The α-inaccessible cardinals can be equivalently described as fixed points of functions which count the lower inaccessibles. For example, denote by ψ0(λ) the λth inaccessible cardinal, then the fixed points of ψ0 are the 1-inaccessible cardinals. Then letting ψβ(λ) be the λth β-inaccessible cardinal, the fixed points of ψβ are the (β+1)-inaccessible cardinals (the values ψβ+1(λ)). If α is a limit ordinal, an α-inaccessible is a fixed point of every ψβ for β < α (the value ψα(λ) is the λth such cardinal). This process of taking fixed points of functions generating successively larger cardinals is commonly encountered in the study of large cardinal numbers.

The term hyper-inaccessible is ambiguous. Some authors use it to mean 1-inaccessible, though this use is rare. Most authors use it to mean that κ is κ-inaccessible. (It can never be κ+1-inaccessible.)

For any ordinal α, a cardinal κ is α-hyper-inaccessible if and only if κ is hyper-inaccessible and for every ordinal β < α, the set of β-hyper-inaccessibles less than κ is unbounded in κ.

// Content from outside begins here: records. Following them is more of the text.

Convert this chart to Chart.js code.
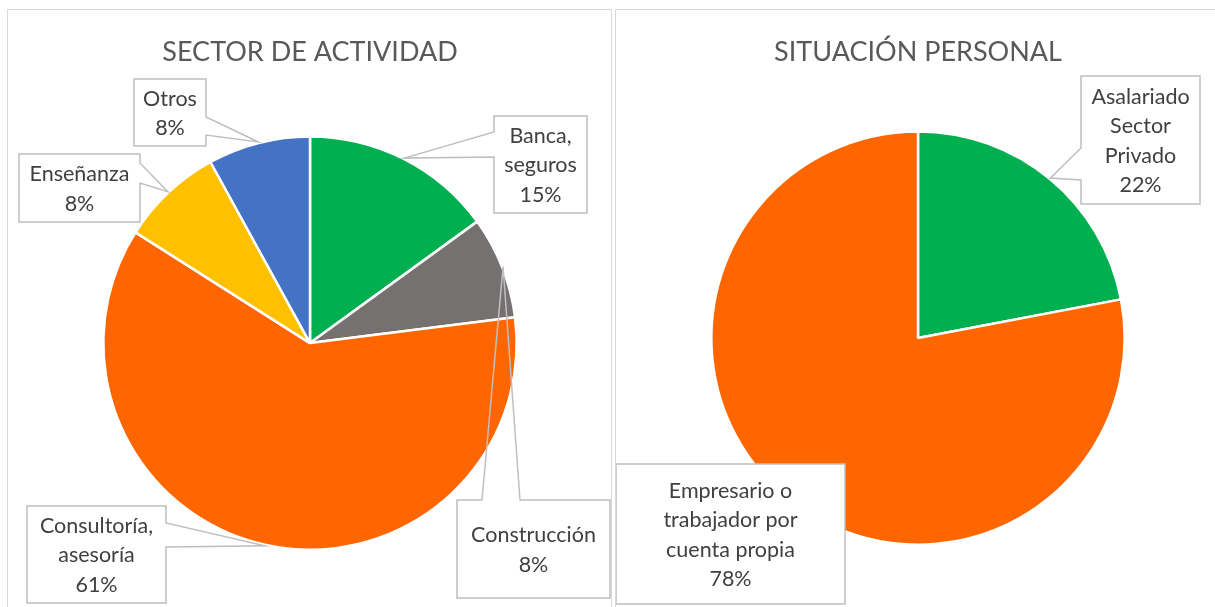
<!DOCTYPE html>
<html>
<head>
<meta charset="utf-8">
<script src="https://cdn.jsdelivr.net/npm/chart.js@4"></script>
<style>
    body { margin: 0; background: #fff; width: 1215px; height: 607px; overflow: hidden; position: relative; }
    .panel { position: absolute; border: 1px solid #d9d9d9; background: #fff; }
    #panel-left { left: 7px; top: 9px; width: 603px; height: 620px; }
    #panel-right { left: 615px; top: 9px; width: 620px; height: 620px; }
    canvas { display: block; }
</style>
</head>
<body>
<div class="panel" id="panel-left"><canvas id="sectorChart" width="603" height="597"></canvas></div>
<div class="panel" id="panel-right"><canvas id="situacionChart" width="599" height="597"></canvas></div>

<script>
// data
const sectorLabels = [['Banca,', 'seguros'], ['Construcción'], ['Consultoría,', 'asesoría'], ['Enseñanza'], ['Otros']];
const sectorValues = [15, 8, 61, 8, 8];
const sectorColors = ['#00B050', '#767171', '#FF6600', '#FFC000', '#4472C4'];

const situacionLabels = [['Asalariado', 'Sector', 'Privado'], ['Empresario o', 'trabajador por', 'cuenta propia']];
const situacionValues = [22, 78];
const situacionColors = ['#00B050', '#FF6600'];

// callout boxes (canvas px), pointer base offsets along the chosen side
const sectorCallouts = [
    { x: 486, y: 106, w: 93, h: 97, side: 'left', base: [16, 41] },
    { x: 449, y: 490, w: 153, h: 98, side: 'top', base: [25, 63] },
    { x: 19, y: 496, w: 139, h: 97, side: 'right', base: [17, 41] },
    { x: 11, y: 144, w: 121, h: 68, side: 'right', base: [9, 29] },
    { x: 126, y: 69, w: 72, h: 67, side: 'right', base: [38, 56] }
];
const situacionCallouts = [
    { x: 465, y: 66, w: 119, h: 128, side: 'left', base: [72, 104] },
    { x: 0, y: 454, w: 229, h: 140, side: null, base: null }
];

const calloutPlugin = {
    id: 'callouts',
    afterDatasetsDraw(chart, args, opts) {
        const ctx = chart.ctx;
        const meta = chart.getDatasetMeta(0);
        const ds = chart.data.datasets[0];
        ctx.save();
        opts.boxes.forEach((b, i) => {
            const arc = meta.data[i];
            const p = arc.getProps(['x', 'y', 'startAngle', 'endAngle', 'outerRadius'], true);
            const mid = (p.startAngle + p.endAngle) / 2;
            const tx = p.x + Math.cos(mid) * (p.outerRadius + 1);
            const ty = p.y + Math.sin(mid) * (p.outerRadius + 1);

            ctx.fillStyle = '#fff';
            ctx.fillRect(b.x, b.y, b.w, b.h);

            const { x, y, w, h, side, base } = b;
            ctx.beginPath();
            ctx.moveTo(x, y);
            if (side === 'top') { ctx.lineTo(x + base[0], y); ctx.lineTo(tx, ty); ctx.lineTo(x + base[1], y); }
            ctx.lineTo(x + w, y);
            if (side === 'right') { ctx.lineTo(x + w, y + base[0]); ctx.lineTo(tx, ty); ctx.lineTo(x + w, y + base[1]); }
            ctx.lineTo(x + w, y + h);
            if (side === 'bottom') { ctx.lineTo(x + base[1], y + h); ctx.lineTo(tx, ty); ctx.lineTo(x + base[0], y + h); }
            ctx.lineTo(x, y + h);
            if (side === 'left') { ctx.lineTo(x, y + base[1]); ctx.lineTo(tx, ty); ctx.lineTo(x, y + base[0]); }
            ctx.closePath();
            ctx.strokeStyle = '#bfbfbf';
            ctx.lineWidth = 1.5;
            ctx.stroke();

            const lines = [...chart.data.labels[i], ds.data[i] + '%'];
            const lh = 29.3;
            const cy = y + h / 2 - (lines.length - 1) * lh / 2 + 1;
            ctx.fillStyle = '#404040';
            ctx.font = '21.5px Lato';
            ctx.textAlign = 'center';
            ctx.textBaseline = 'middle';
            lines.forEach((t, k) => ctx.fillText(t, x + w / 2, cy + k * lh));
        });
        ctx.restore();
    }
};

function makePie(id, title, labels, values, colors, callouts, padding, titleBottom) {
    return new Chart(document.getElementById(id), {
        type: 'pie',
        data: {
            labels: labels,
            datasets: [{
                data: values,
                backgroundColor: colors,
                borderColor: '#fff',
                borderWidth: 2.5
            }]
        },
        options: {
            responsive: false,
            animation: false,
            devicePixelRatio: 1,
            layout: { padding: padding },
            plugins: {
                legend: { display: false },
                tooltip: { enabled: false },
                title: {
                    display: true,
                    text: title,
                    color: '#595959',
                    font: { family: 'Lato', size: 27, weight: 'normal' },
                    padding: { top: 26, bottom: titleBottom }
                },
                callouts: { boxes: callouts }
            }
        },
        plugins: [calloutPlugin]
    });
}

document.fonts.load('20px Lato').then(() => {
    makePie('sectorChart', 'SECTOR DE ACTIVIDAD', sectorLabels, sectorValues, sectorColors, sectorCallouts,
        { left: 94, right: 93, top: 0, bottom: 56 }, 66.8);
    makePie('situacionChart', 'SITUACIÓN PERSONAL', situacionLabels, situacionValues, situacionColors, situacionCallouts,
        { left: 94, right: 89, top: 0, bottom: 61 }, 61.8);
});
</script>
</body>
</html>
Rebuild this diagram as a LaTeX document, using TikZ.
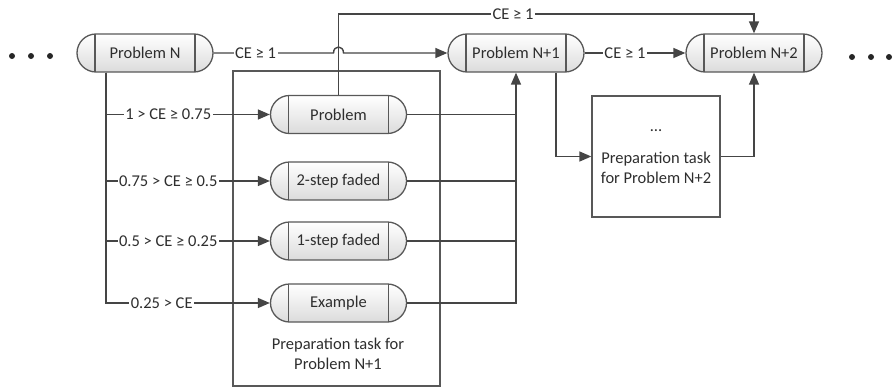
\documentclass[tikz,border=0pt]{standalone}
\usepackage{fontspec}
\setmainfont{Carlito}
\usetikzlibrary{shapes.misc,arrows.meta,calc}
\definecolor{linec}{HTML}{454545}
\definecolor{nodec}{HTML}{585858}
\definecolor{textc}{HTML}{2E2E2E}
\tikzset{
  ln/.style={draw=linec, line width=1.4pt},
  arr/.style={ln, -{Triangle[length=12pt,width=10pt]}},
  stad/.style={rounded rectangle, draw=nodec, line width=1.3pt,
    minimum width=136pt, minimum height=38pt, inner sep=0pt,
    top color=white, bottom color=black!14, text=textc,
    font=\fontsize{16.5}{20}\selectfont,
    path picture={\draw[nodec,line width=1.3pt]
      ([xshift=18pt]path picture bounding box.north west) -- ([xshift=18pt]path picture bounding box.south west)
      ([xshift=-18pt]path picture bounding box.north east) -- ([xshift=-18pt]path picture bounding box.south east);}},
  boxn/.style={draw=nodec, line width=1.3pt, rectangle, inner sep=0pt},
  lbl/.style={fill=white, inner sep=1.5pt, text=textc, font=\fontsize{16.5}{20}\selectfont},
  txt/.style={align=center, text=textc, font=\fontsize{16.5}{20}\selectfont},
  dotn/.style={circle, fill=black!85, inner sep=0pt, minimum size=6pt},
}
\begin{document}
\begin{tikzpicture}[x=1pt,y=1pt]
\useasboundingbox (0,0) rectangle (894,-388);
% big preparation box
\node[boxn, minimum width=207pt, minimum height=315pt] (b1) at (336.5,-228.5) {};
\node[txt] (b1t) at (338,-354) {Preparation task for\\Problem N+1};
% second preparation box
\node[boxn, minimum width=128pt, minimum height=121pt, txt] (b2) at (656,-156.5)
  {\rule{0pt}{0pt}…\\[12pt]Preparation task\\for Problem N+2};
% problem nodes
\node[stad] (pn)  at (145,-53) {Problem N};
\node[stad] (pn1) at (516,-53) {Problem N+1};
\node[stad] (pn2) at (754,-53) {Problem N+2};
\node[stad] (pr)  at (338.5,-114.5) {Problem};
\node[stad] (ts)  at (338.5,-181) {2-step faded};
\node[stad] (os)  at (338.5,-241) {1-step faded};
\node[stad] (ex)  at (338.5,-303) {Example};
% dots
\node[dotn] (l1) at (12,-56) {};
\node[dotn] (l2) at (31,-56) {};
\node[dotn] (l3) at (50,-56) {};
\node[dotn] (r1) at (852,-57) {};
\node[dotn] (r2) at (871,-57) {};
\node[dotn] (r3) at (889,-57) {};
% connectors
\coordinate (j) at (pr.north |- pn.east);
\draw[arr] (pn.east) -- node[lbl, pos=0.35]{CE ≥ 1} ([xshift=-5pt]j)
  .. controls +(0,8) and +(0,8) .. ([xshift=5pt]j) -- (pn1.west);
\draw[arr] (pr.north) -- (pr.north |- 0,-14) -| node[lbl, pos=0.21]{CE ≥ 1} (pn2.north);
\draw[arr] (pn1.east) -- node[lbl, pos=0.4]{CE ≥ 1} (pn2.west);
\draw[arr] ([xshift=40pt]pn1.south) |- (b2.west);
\draw[arr] (b2.east) -| (pn2.south);
% branches from Problem N
\coordinate (bs) at ([xshift=-39pt]pn.south);
\draw[arr] (bs) |- node[lbl, pos=0.69]{1 > CE ≥ 0.75} (pr.west);
\draw[arr] (bs) |- node[lbl, pos=0.69]{0.75 > CE ≥ 0.5} (ts.west);
\draw[arr] (bs) |- node[lbl, pos=0.69]{0.5 > CE ≥ 0.25} (os.west);
\draw[arr] (bs) |- node[lbl, pos=0.67]{0.25 > CE} (ex.west);
% joins to Problem N+1
\draw[arr] (ex.east) -| (pn1.south);
\draw[ln] (pr.east) -- (pr.east -| pn1.south);
\draw[ln] (ts.east) -- (ts.east -| pn1.south);
\draw[ln] (os.east) -- (os.east -| pn1.south);
\end{tikzpicture}
\end{document}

Hyper-hyper-inaccessible cardinals and so on can be defined in a similar way.

Using "weakly inaccessible" instead of "inaccessible", similar definitions can be made for "weakly α-inaccessible", "weakly hyper-inaccessible", and "weakly α-hyper-inaccessible".

Mahlo cardinals are inaccessible, hyper-inaccessible, hyper-hyper-inaccessible, ... and so on.

## Two model-theoretic characterisations of inaccessibility

Firstly, a cardinal κ is inaccessible if and only if κ has the following reflection property: for all subsets U ⊂ Vκ, there exists α < κ such that $(V_\alpha,\in,U\cap V_\alpha)$ is an elementary substructure of $(V_\kappa,\in,U)$. (In fact, the set of such α is closed unbounded in κ.) Equivalently, κ is $\Pi_n^0$-indescribable for all n ≥ 0.

It is provable in ZF that ∞ satisfies a somewhat weaker reflection property, where the substructure (Vα, ∈, U ∩ Vα) is only required to be 'elementary' with respect to a finite set of formulas. Ultimately, the reason for this weakening is that whereas the model-theoretic satisfaction relation $\models$ can be defined, truth itself cannot, due to Tarski's theorem.

Secondly, under ZFC it can be shown that κ is inaccessible if and only if (Vκ, ∈) is a model of second order ZFC.

In this case, by the reflection property above, there exists α < κ such that (Vα, ∈) is a standard model of (first order) ZFC. Hence, the existence of an inaccessible cardinal is a stronger hypothesis than the existence of a standard model of ZFC.